B cells, precursors of autoantibody-secreting cells, have emerged as promising new therapeutic targets in autoimmune diseases, including rheumatoid arthritis ( RA ). In particular, B cell depletion with the anti-CD20 antibody Rituximab ( MabThera, Rituxan ) seems to work for RA patients resistant to standard disease-modifying antirheumatic drugs ( DMARDs ) and tumor necrosis factor alfa ( TNF-alpha ) blockers.
In large trials, about half of these hard-to-treat patients respond to Rituximab, achieving at least a 20 percent improvement in disease activity based on the American College of Rheumatology ( ACR ) criteria. However, in the majority of responders, the disease relapses over time. After a single treatment with Rituximab, complete remission of rheumatoid arthritis symptoms for longer than a year is very rare.
With the goal of identifying reliable predictors of response or relapse to Rituximab, researchers focused on the recovery response of different B cell subsets to repeated B cell depletion. Their analysis reveals the critical role of memory B cells in the compromised immune reaction of rheumatoid arthritis and the short-term gains of Rituximab therapy.
The B cell investigation began with an open-label trial of one cycle of Rituximab on 17 RA patients. The participants, 14 women and 3 men, had a median age of 51 years, a median disease duration of 14 years, and a history of failure to respond to DMARD and/or anti-TNF-alpha therapy; 16 of the patients received 2 infusions Rituximab, 1,000 milligrams each, 2 weeks apart, and one patient received 4 weekly infusions of Rituximab at a dose of 375 milligrams. Blood samples from all participants were obtained at baseline, on day 15, and at a 3-month follow-up, and analyzed for B cell repopulation.
After receiving one cycle of Rituximab, 12 of the 17 patients showed a good clinical response, with significant improvement in the Disease Activity Score in 28 joints ( DAS28 ). At the time of B cell recovery, the IgD +, CD27+ memory B cell subset was significantly larger in the nonresponder group. Within the group of 12 responders, 6 patients experienced an early relapse of rheumatoid arthritis activity, between 24 and 40 weeks after Rituximab treatment.
The relapsers were characterized by a significantly higher proportion of overall CD27+ memory B cells before therapy. 11 patients were re-treated and again achieved a good clinical response. After the second cycle of Rituximab, the pattern of B cell reconstitution was repeated.

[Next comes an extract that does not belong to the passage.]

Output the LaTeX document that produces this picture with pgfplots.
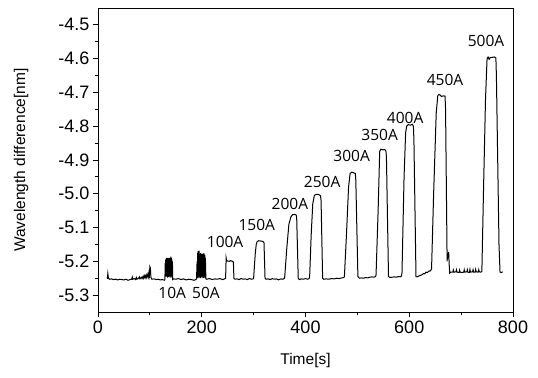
\documentclass[border=0pt]{standalone}
\usepackage{fontspec}
\setmainfont{Liberation Sans}
\newfontfamily\annfont{Open Sans}
\usepackage{pgfplots}
\pgfplotsset{compat=1.18}
\begin{document}
\begin{tikzpicture}
\begin{axis}[
 scale only axis, width=415pt, height=304pt,
 xmin=0, xmax=800, ymin=-5.35, ymax=-4.45,
 xtick={0,200,400,600,800}, minor x tick num=1,
 ytick={-5.3,-5.2,-5.1,-5.0,-4.9,-4.8,-4.7,-4.6,-4.5}, minor y tick num=1,
 xtick pos=left, ytick pos=left,
 tick align=outside,
 major tick length=5pt, minor tick length=3.5pt,
 tick style={black, line width=0.8pt},
 axis line style={line width=0.9pt},
 /pgf/number format/assume math mode=true,
 ticklabel style={font=\fontsize{18}{18}\selectfont},
 yticklabel style={/pgf/number format/.cd, fixed, fixed zerofill, precision=1},
 xlabel={Time[s]}, ylabel={Wavelength difference[nm]},
 label style={font=\fontsize{15.5}{15.5}\selectfont},
 xlabel style={at={(axis description cs:0.5,-0.161)}, anchor=center},
 ylabel style={at={(axis description cs:-0.185,0.5)}, anchor=center},
]
\addplot[black, line width=1pt] coordinates {
(18,-5.252) (19,-5.236) (20,-5.249) (22,-5.253) (26,-5.252) (30,-5.254) (34,-5.253) (38,-5.255) (42,-5.253) (46,-5.254) (50,-5.255) (54,-5.253) (58,-5.256) (62,-5.254) (65,-5.253) (66,-5.247) (67,-5.253) (70,-5.251) (72,-5.254) (74,-5.248) (75,-5.253) (78,-5.250) (80,-5.246) (81,-5.252) (84,-5.247) (85,-5.251) (87,-5.244) (88,-5.250) (90,-5.242) (91,-5.249) (93,-5.240) (94,-5.248) (96,-5.238) (97,-5.246) (98,-5.235) (99,-5.243) (100,-5.216) (101,-5.220) (102,-5.248) (104,-5.253) (108,-5.252) (112,-5.254) (116,-5.253) (120,-5.255) (124,-5.254) (128,-5.256)
(129,-5.254) (129.5,-5.205) (130,-5.245) (130.5,-5.195) (131,-5.24) (131.5,-5.192) (132,-5.245) (132.5,-5.19) (133,-5.24) (133.5,-5.193) (134,-5.248) (134.5,-5.19) (135,-5.242) (135.5,-5.191) (136,-5.246) (136.5,-5.194) (137,-5.24) (137.5,-5.19) (138,-5.244) (138.5,-5.192) (139,-5.248) (139.5,-5.19) (140,-5.243) (140.5,-5.186) (141,-5.245) (141.5,-5.19) (142,-5.24) (142.5,-5.195) (143,-5.25) (143.5,-5.2) (144,-5.254)
(146,-5.252) (150,-5.253) (155,-5.251) (160,-5.254) (165,-5.252) (170,-5.255) (175,-5.253) (180,-5.254) (185,-5.256) (189,-5.254) (190,-5.25)
(191,-5.20) (191.5,-5.25) (192,-5.175) (192.5,-5.245) (193,-5.17) (193.5,-5.24) (194,-5.172) (194.5,-5.25) (195,-5.168) (195.5,-5.245) (196,-5.178) (196.5,-5.24) (197,-5.18) (197.5,-5.25) (198,-5.176) (198.5,-5.245) (199,-5.18) (199.5,-5.24) (200,-5.178) (200.5,-5.25) (201,-5.182) (201.5,-5.245) (202,-5.178) (202.5,-5.24) (203,-5.18) (203.5,-5.25) (204,-5.176) (204.5,-5.245) (205,-5.18) (205.5,-5.24) (206,-5.182) (206.5,-5.25) (207,-5.19) (208,-5.252)
(210,-5.253) (215,-5.251) (220,-5.254) (225,-5.252) (230,-5.253) (235,-5.251) (240,-5.254) (244,-5.252) (246,-5.25)
(247,-5.19) (248,-5.198) (250,-5.199) (253,-5.2) (256,-5.198) (259,-5.2) (261,-5.202) (262,-5.25) (264,-5.253) (268,-5.252) (272,-5.254) (276,-5.251) (280,-5.253) (284,-5.252) (288,-5.254) (292,-5.251) (296,-5.253) (299,-5.252)
(300,-5.25) (303,-5.18) (305,-5.15) (307,-5.141) (310,-5.139) (314,-5.14) (318,-5.141) (320,-5.145) (322,-5.25) (324,-5.253) (328,-5.252) (332,-5.254) (336,-5.251) (340,-5.253) (344,-5.252) (348,-5.255) (352,-5.252) (356,-5.253) (359,-5.251)
(360,-5.245) (364,-5.16) (368,-5.09) (372,-5.068) (375,-5.062) (379,-5.061) (382,-5.063) (383,-5.07) (386,-5.25) (388,-5.254) (392,-5.252) (396,-5.253) (400,-5.251) (404,-5.253) (407,-5.251)
(408,-5.245) (411,-5.12) (414,-5.03) (417,-5.005) (420,-5.002) (425,-5.002) (429,-5.006) (430,-5.02) (433,-5.25) (435,-5.253) (440,-5.252) (445,-5.253) (450,-5.251) (455,-5.252) (460,-5.25) (465,-5.251) (470,-5.249) (474,-5.248)
(475,-5.245) (479,-5.12) (483,-4.98) (486,-4.94) (489,-4.936) (493,-4.938) (496,-4.94) (497,-4.96) (501,-5.245) (504,-5.25) (508,-5.249) (512,-5.25) (516,-5.248) (520,-5.249) (524,-5.247) (528,-5.246) (532,-5.247) (535,-5.245)
(536,-5.24) (540,-5.05) (543,-4.875) (545,-4.868) (549,-4.87) (553,-4.869) (555,-4.873) (556,-4.89) (560,-5.245) (563,-5.248) (567,-5.247) (571,-5.246) (575,-5.247) (579,-5.245) (583,-5.246) (585,-5.243)
(586,-5.235) (590,-4.95) (593,-4.82) (595,-4.80) (598,-4.795) (602,-4.797) (606,-4.794) (608,-4.8) (609,-4.84) (613,-5.245) (615,-5.246) (619,-5.243) (623,-5.241) (626,-5.238) (628,-5.236) (630,-5.237) (632,-5.232) (635,-5.233) (638,-5.229) (641,-5.228) (643,-5.222)
(647,-5.0) (652,-4.76) (655,-4.71) (657,-4.706) (660,-4.708) (662,-4.712) (666,-4.71) (669,-4.711) (670,-4.75) (673,-5.2) (674,-5.175) (675,-5.19) (676,-5.172) (677,-5.21) (678,-5.235) (680,-5.232)
(684,-5.232) (685,-5.226) (686,-5.232) (690,-5.231) (691,-5.225) (692,-5.232) (696,-5.233) (697,-5.226) (698,-5.232) (702,-5.233) (705,-5.232) (706,-5.225) (707,-5.232) (711,-5.231) (712,-5.225) (713,-5.232) (716,-5.233) (717,-5.224) (718,-5.232) (722,-5.231) (723,-5.225) (724,-5.232) (727,-5.232) (728,-5.224) (729,-5.231) (733,-5.232) (734,-5.225) (735,-5.231) (738,-5.232) (740,-5.23)
(743,-5.0) (747,-4.72) (750,-4.6) (752,-4.595) (754,-4.602) (756,-4.597) (760,-4.596) (764,-4.595) (767,-4.598) (768,-4.65) (773,-5.15) (775,-5.232) (778,-5.233) (780,-5.231)
};
\begin{scope}[every node/.style={font=\annfont\fontsize{15.5}{15.5}\selectfont, inner sep=0pt}]
\node at (axis cs:143,-5.294) {10A};
\node at (axis cs:208,-5.294) {50A};
\node at (axis cs:245,-5.144) {100A};
\node at (axis cs:306,-5.093) {150A};
\node at (axis cs:370,-5.031) {200A};
\node at (axis cs:432,-4.966) {250A};
\node at (axis cs:489,-4.887) {300A};
\node at (axis cs:543,-4.825) {350A};
\node at (axis cs:592,-4.775) {400A};
\node at (axis cs:669,-4.662) {450A};
\node at (axis cs:748,-4.547) {500A};
\end{scope}
\end{axis}
\pgfresetboundingbox
\path[use as bounding box] ([shift={(-98pt,-66pt)}]current axis.south west) rectangle ([shift={(25pt,8pt)}]current axis.north east);
\end{tikzpicture}
\end{document}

The number of B cells was still reduced at the time of second depletion but recovered to levels similar to those following the first cycle of therapy. This indicates an unimpaired capacity of B cell regeneration after repeated B cell depletion.
Based on statistical analysis, the researchers found a significant correlation between the size of the IgD +, CD27+ memory B cell subset during the early phase of B cell repletion and the response to anti-CD20 treatment. Patients with lower numbers of IgD memory cells at the beginning of peripheral B cell repopulation had a much more favorable clinical response. Therefore, the extent of memory B cell repletion seems to be a key factor influencing the pathophysiology of rheumatoid arthritis.
While revealing a potentially important target for Rituximab therapy in rheumatoid arthritis, this study calls for further research into whether patients with a high level of particular memory B cells may benefit from early re-treatment or may even require higher doses of this anti-CD20 antibody.